Pictures are not part of the copy. Retype the lines from the first one through the line that contains "const alphaTicks = [10];".
________________________
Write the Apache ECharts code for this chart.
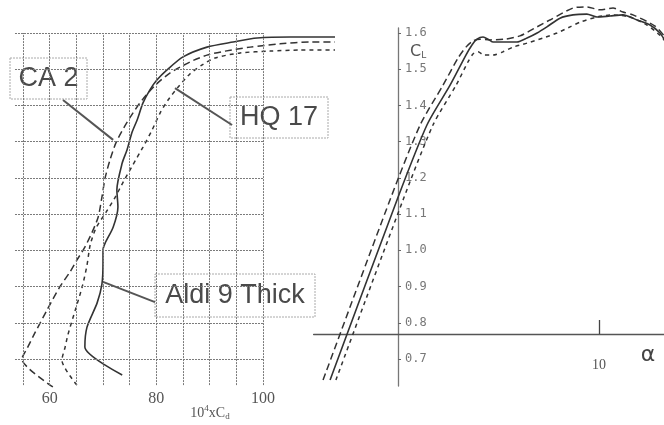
<!DOCTYPE html>
<html><head><meta charset="utf-8">
<script src="https://cdn.jsdelivr.net/npm/echarts@6/dist/echarts.min.js"></script>
<style>html,body{margin:0;padding:0;background:#fff}#c{width:664px;height:425px}</style>
</head><body><div id="c"></div>
<script>
// ---- tick / grid values ----
const cdTickLabels = [60, 80, 100];
const gridCd = [55, 60, 65, 70, 75, 80, 85, 90, 95, 100];
const gridCl = [0.7, 0.8, 0.9, 1.0, 1.1, 1.2, 1.3, 1.4, 1.5, 1.6];
const clTicks = [0.7, 0.8, 0.9, 1.0, 1.1, 1.2, 1.3, 1.4, 1.5, 1.6];
const alphaTicks = [10];

// ---- drag polars: [10^4 x Cd, CL] ----
const aldiPolar = [[73.6,0.656],[66.6,0.733],[67.0,0.788],[68.9,0.855],[69.8,0.907],[70.0,0.965],[70.0,1.001],[70.4,1.020],[71.9,1.064],[72.8,1.120],[72.6,1.167],[73.6,1.241],[74.5,1.277],[75.4,1.324],[76.4,1.360],[77.5,1.407],[78.8,1.443],[80.1,1.470],[82.0,1.498],[85.0,1.534],[89.5,1.561],[94.4,1.575],[98.9,1.586],[105.1,1.589],[113.5,1.589]];
const ca2Polar = [[60.6,0.623],[54.8,0.700],[55.8,0.730],[57.3,0.774],[59.5,0.835],[61.9,0.899],[63.8,0.940],[65.1,0.973],[66.6,1.009],[67.9,1.048],[69.1,1.092],[69.8,1.147],[70.4,1.200],[71.3,1.249],[72.4,1.296],[73.9,1.338],[75.6,1.379],[77.5,1.418],[79.8,1.456],[82.6,1.490],[86.3,1.520],[89.5,1.539],[92.9,1.550],[97.6,1.561],[103.2,1.570],[108.8,1.575],[113.5,1.575]];
const hq17Polar = [[65.1,0.628],[62.3,0.697],[62.9,0.733],[63.4,0.766],[64.8,0.835],[66.1,0.899],[67.0,0.959],[67.6,1.015],[68.7,1.062],[70.6,1.106],[72.3,1.147],[73.8,1.189],[75.6,1.236],[77.5,1.285],[79.2,1.332],[80.7,1.379],[82.2,1.415],[84.1,1.451],[86.3,1.487],[88.6,1.512],[91.0,1.531],[95.7,1.545],[101.3,1.550],[106.9,1.553],[113.5,1.553]];

// ---- lift curves: [alpha, CL] ----
const aldiLift = [[-3.38,0.642],[-0.05,1.139],[1.44,1.346],[2.59,1.456],[3.38,1.539],[3.68,1.567],[3.93,1.583],[4.23,1.589],[4.53,1.581],[4.73,1.575],[5.42,1.575],[5.92,1.575],[6.42,1.586],[6.92,1.600],[7.41,1.617],[8.06,1.641],[8.71,1.650],[9.40,1.652],[9.90,1.644],[10.55,1.647],[11.19,1.650],[11.89,1.636],[12.54,1.622],[13.03,1.600],[13.33,1.575]];
const ca2Lift = [[-3.73,0.642],[-0.40,1.139],[1.10,1.346],[2.24,1.456],[2.99,1.531],[3.38,1.561],[3.73,1.578],[4.08,1.583],[4.58,1.581],[5.32,1.583],[6.07,1.592],[6.92,1.617],[7.56,1.636],[8.71,1.669],[9.40,1.672],[10.05,1.664],[10.70,1.669],[11.19,1.658],[11.69,1.650],[12.79,1.619],[13.33,1.586]];
const hq17Lift = [[-3.09,0.642],[0.25,1.139],[1.74,1.346],[2.89,1.456],[3.48,1.520],[3.73,1.542],[3.98,1.548],[4.28,1.539],[4.73,1.539],[5.22,1.548],[5.72,1.561],[6.42,1.572],[7.21,1.586],[7.91,1.600],[8.56,1.617],[9.06,1.630],[9.90,1.644],[10.70,1.650],[11.54,1.644],[12.39,1.622],[13.03,1.594],[13.33,1.575]];

// leader lines (label box -> curve), data coords of left plot
const leaders = [
  [[62.5,1.415],[71.9,1.305]],
  [[94.2,1.346],[83.5,1.448]],
  [[79.75,0.857],[70.0,0.913]]
];

const chart = echarts.init(document.getElementById('c'), null, {renderer:'canvas'});
const ink = '#333';
const gridBase = {containLabel:false, outerBoundsMode:'none'};

const option = {
  animation:false,
  backgroundColor:'#fff',
  grid:[
    Object.assign({left:12.33, top:0.4, width:330.67, height:387.6}, gridBase),
    Object.assign({left:313.6, top:0.4, width:351.7, height:387.6}, gridBase),
    Object.assign({left:398.0, top:28, width:267.3, height:358}, gridBase),
    Object.assign({left:313.6, top:333, width:351.7, height:1}, gridBase)
  ],
  xAxis:[
    {gridIndex:0, type:'value', min:53, max:115,
      axisLine:{show:false}, axisTick:{show:false}, splitLine:{show:false},
      axisLabel:{customValues:cdTickLabels, margin:3, fontFamily:'Liberation Serif', fontSize:16, color:'#555'}},
    {gridIndex:1, type:'value', min:-4.2, max:13.3, show:false},
    {gridIndex:2, type:'value', min:0, max:13.3, show:false},
    {gridIndex:3, type:'value', min:-4.2, max:13.3,
      axisLine:{show:true, lineStyle:{color:'#555', width:1.3}},
      axisTick:{show:true, customValues:alphaTicks, inside:true, length:14, lineStyle:{color:'#444', width:1.3}},
      axisLabel:{customValues:alphaTicks, margin:24, fontFamily:'Liberation Serif', fontSize:14, color:'#555'},
      splitLine:{show:false}}
  ],
  yAxis:[
    {gridIndex:0, type:'value', min:0.62, max:1.69, show:false},
    {gridIndex:1, type:'value', min:0.62, max:1.69, show:false},
    {gridIndex:2, type:'value', min:0.6254, max:1.6138, position:'left',
      axisLine:{show:true, onZero:false, lineStyle:{color:'#777', width:1.3}},
      axisTick:{show:true, customValues:clTicks, inside:true, length:3, lineStyle:{color:'#666'}},
      axisLabel:{customValues:clTicks, inside:true, margin:7, fontFamily:'DejaVu Sans Mono', fontSize:12, color:'#777',
        formatter:v=>Number(v).toFixed(1)},
      splitLine:{show:false}},
    {gridIndex:3, type:'value', min:0, max:1, show:false}
  ],
  series:[
    {type:'line', xAxisIndex:0, yAxisIndex:0, data:[], z:1, silent:true,
      markLine:{silent:true, symbol:['none','none'], label:{show:false}, animation:false,
        lineStyle:{color:'#7a7a7a', width:1, type:[2,1]},
        emphasis:{disabled:true},
        data:[
          ...gridCd.map(v=>[{coord:[v,0.628]},{coord:[v,1.6]}]),
          ...gridCl.map(v=>[{coord:[53.5,v]},{coord:[100,v]}])
        ]}},
    {name:'Aldi 9 Thick', type:'line', xAxisIndex:0, yAxisIndex:0, data:aldiPolar, symbol:'none', smooth:0.25, z:3,
      lineStyle:{color:ink, width:1.6}},
    {name:'CA 2', type:'line', xAxisIndex:0, yAxisIndex:0, data:ca2Polar, symbol:'none', smooth:0.25, z:3,
      lineStyle:{color:ink, width:1.5, type:[7,4]}},
    {name:'HQ 17', type:'line', xAxisIndex:0, yAxisIndex:0, data:hq17Polar, symbol:'none', smooth:0.25, z:3,
      lineStyle:{color:ink, width:1.5, type:[4,4]}},
    {type:'line', xAxisIndex:0, yAxisIndex:0, data:[], z:4, silent:true,
      markLine:{silent:true, symbol:['none','none'], label:{show:false}, animation:false,
        lineStyle:{color:'#555', width:2, type:'solid'},
        emphasis:{disabled:true},
        data:leaders.map(l=>[{coord:l[0]},{coord:l[1]}])}},
    {name:'Aldi 9 Thick α', type:'line', xAxisIndex:1, yAxisIndex:1, data:aldiLift, symbol:'none', smooth:0.25, z:3,
      lineStyle:{color:ink, width:1.6}},
    {name:'CA 2 α', type:'line', xAxisIndex:1, yAxisIndex:1, data:ca2Lift, symbol:'none', smooth:0.25, z:3,
      lineStyle:{color:ink, width:1.5, type:[7,4]}},
    {name:'HQ 17 α', type:'line', xAxisIndex:1, yAxisIndex:1, data:hq17Lift, symbol:'none', smooth:0.25, z:3,
      lineStyle:{color:ink, width:1.5, type:[4,4]}}
  ],
  graphic:[
    {type:'group', z:10, children:[
      {type:'rect', shape:{x:10, y:58, width:77, height:41}, style:{fill:'#fff', stroke:'#aaa', lineWidth:1, lineDash:[2,1]}},
      {type:'text', x:48.5, y:79, style:{text:'CA 2', fill:'#4a4a4a', fontSize:27, fontFamily:'Liberation Sans', align:'center', verticalAlign:'middle'}}
    ]},
    {type:'group', z:10, children:[
      {type:'rect', shape:{x:230, y:97, width:98, height:41}, style:{fill:'#fff', stroke:'#aaa', lineWidth:1, lineDash:[2,1]}},
      {type:'text', x:279, y:118, style:{text:'HQ 17', fill:'#4a4a4a', fontSize:27, fontFamily:'Liberation Sans', align:'center', verticalAlign:'middle'}}
    ]},
    {type:'group', z:10, children:[
      {type:'rect', shape:{x:155, y:274, width:160, height:43}, style:{fill:'#fff', stroke:'#aaa', lineWidth:1, lineDash:[2,1]}},
      {type:'text', x:235, y:296, style:{text:'Aldi 9 Thick', fill:'#4a4a4a', fontSize:27, fontFamily:'Liberation Sans', align:'center', verticalAlign:'middle'}}
    ]},
    {type:'text', z:10, x:210, y:413, style:{text:'{a|10}{s|4}{a|xC}{d|d}', align:'center', verticalAlign:'middle',
      rich:{a:{fontFamily:'Liberation Serif', fontSize:14, fill:'#555'},
            s:{fontFamily:'Liberation Serif', fontSize:9, fill:'#555', padding:[0,0,8,0]},
            d:{fontFamily:'Liberation Serif', fontSize:9, fill:'#555', padding:[7,0,0,0]}}}},
    {type:'text', z:10, x:410, y:52, style:{text:'{c|C}{l|L}', align:'left', verticalAlign:'middle',
      rich:{c:{fontFamily:'DejaVu Sans', fontSize:16, fill:'#555'},
            l:{fontFamily:'DejaVu Sans', fontSize:9, fill:'#555', padding:[7,0,0,0]}}}},
    {type:'text', z:10, x:648, y:355, style:{text:'α', fill:'#444', fontSize:22, fontFamily:'DejaVu Sans', align:'center', verticalAlign:'middle'}}
  ]
};
chart.setOption(option);
</script></body></html>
________________________
**CORRECT OUTPUT**
Write the Apache ECharts code for this chart.
<!DOCTYPE html>
<html><head><meta charset="utf-8">
<script src="https://cdn.jsdelivr.net/npm/echarts@6/dist/echarts.min.js"></script>
<style>html,body{margin:0;padding:0;background:#fff}#c{width:664px;height:425px}</style>
</head><body><div id="c"></div>
<script>
// ---- tick / grid values ----
const cdTickLabels = [60, 80, 100];
const gridCd = [55, 60, 65, 70, 75, 80, 85, 90, 95, 100];
const gridCl = [0.7, 0.8, 0.9, 1.0, 1.1, 1.2, 1.3, 1.4, 1.5, 1.6];
const clTicks = [0.7, 0.8, 0.9, 1.0, 1.1, 1.2, 1.3, 1.4, 1.5, 1.6];
const alphaTicks = [10];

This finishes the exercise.